**What the exercise asks**
Omit every picture, and retype the lines that run from the beginning of the data below through the line containing "const values = [64, 12, 8, 16];", inclusive.
====== Provided data ======
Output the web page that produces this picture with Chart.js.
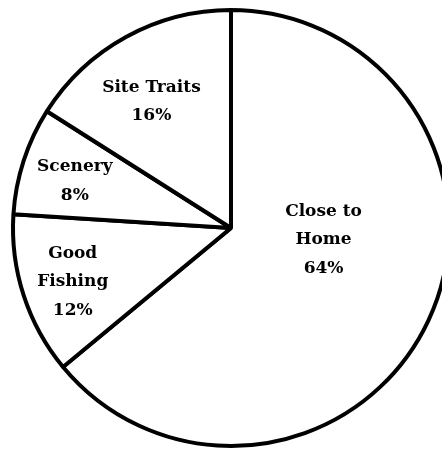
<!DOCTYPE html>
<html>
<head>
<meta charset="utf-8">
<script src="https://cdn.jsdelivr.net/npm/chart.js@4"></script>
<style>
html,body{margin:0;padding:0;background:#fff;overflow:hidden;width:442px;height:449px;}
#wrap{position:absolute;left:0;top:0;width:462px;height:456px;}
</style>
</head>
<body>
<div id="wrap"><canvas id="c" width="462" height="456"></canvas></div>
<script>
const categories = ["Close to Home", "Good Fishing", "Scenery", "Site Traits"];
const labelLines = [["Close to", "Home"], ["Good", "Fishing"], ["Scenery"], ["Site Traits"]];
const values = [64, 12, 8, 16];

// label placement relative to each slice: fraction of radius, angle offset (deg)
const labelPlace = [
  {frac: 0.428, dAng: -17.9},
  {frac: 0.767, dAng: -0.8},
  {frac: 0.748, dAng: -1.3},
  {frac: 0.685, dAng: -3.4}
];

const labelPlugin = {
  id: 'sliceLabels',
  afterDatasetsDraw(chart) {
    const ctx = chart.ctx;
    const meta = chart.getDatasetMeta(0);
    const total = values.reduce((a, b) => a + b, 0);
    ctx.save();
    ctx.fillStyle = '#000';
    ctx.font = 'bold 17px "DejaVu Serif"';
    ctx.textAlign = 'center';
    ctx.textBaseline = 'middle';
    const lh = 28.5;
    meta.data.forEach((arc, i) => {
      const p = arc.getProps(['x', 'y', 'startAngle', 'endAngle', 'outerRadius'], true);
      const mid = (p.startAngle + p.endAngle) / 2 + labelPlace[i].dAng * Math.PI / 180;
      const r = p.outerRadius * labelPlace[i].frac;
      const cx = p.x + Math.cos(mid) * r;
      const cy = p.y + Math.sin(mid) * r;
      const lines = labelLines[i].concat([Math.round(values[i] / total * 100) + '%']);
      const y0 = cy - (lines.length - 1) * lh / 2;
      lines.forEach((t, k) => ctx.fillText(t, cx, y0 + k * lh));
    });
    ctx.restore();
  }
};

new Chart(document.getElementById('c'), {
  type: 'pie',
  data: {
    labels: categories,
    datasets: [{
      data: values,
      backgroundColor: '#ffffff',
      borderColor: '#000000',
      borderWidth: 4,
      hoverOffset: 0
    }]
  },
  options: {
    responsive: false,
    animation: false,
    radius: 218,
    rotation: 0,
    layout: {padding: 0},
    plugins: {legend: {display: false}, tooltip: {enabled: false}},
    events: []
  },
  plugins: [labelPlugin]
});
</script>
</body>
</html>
======
**Task output**
Output the web page that produces this picture with Chart.js.
<!DOCTYPE html>
<html>
<head>
<meta charset="utf-8">
<script src="https://cdn.jsdelivr.net/npm/chart.js@4"></script>
<style>
html,body{margin:0;padding:0;background:#fff;overflow:hidden;width:442px;height:449px;}
#wrap{position:absolute;left:0;top:0;width:462px;height:456px;}
</style>
</head>
<body>
<div id="wrap"><canvas id="c" width="462" height="456"></canvas></div>
<script>
const categories = ["Close to Home", "Good Fishing", "Scenery", "Site Traits"];
const labelLines = [["Close to", "Home"], ["Good", "Fishing"], ["Scenery"], ["Site Traits"]];
const values = [64, 12, 8, 16];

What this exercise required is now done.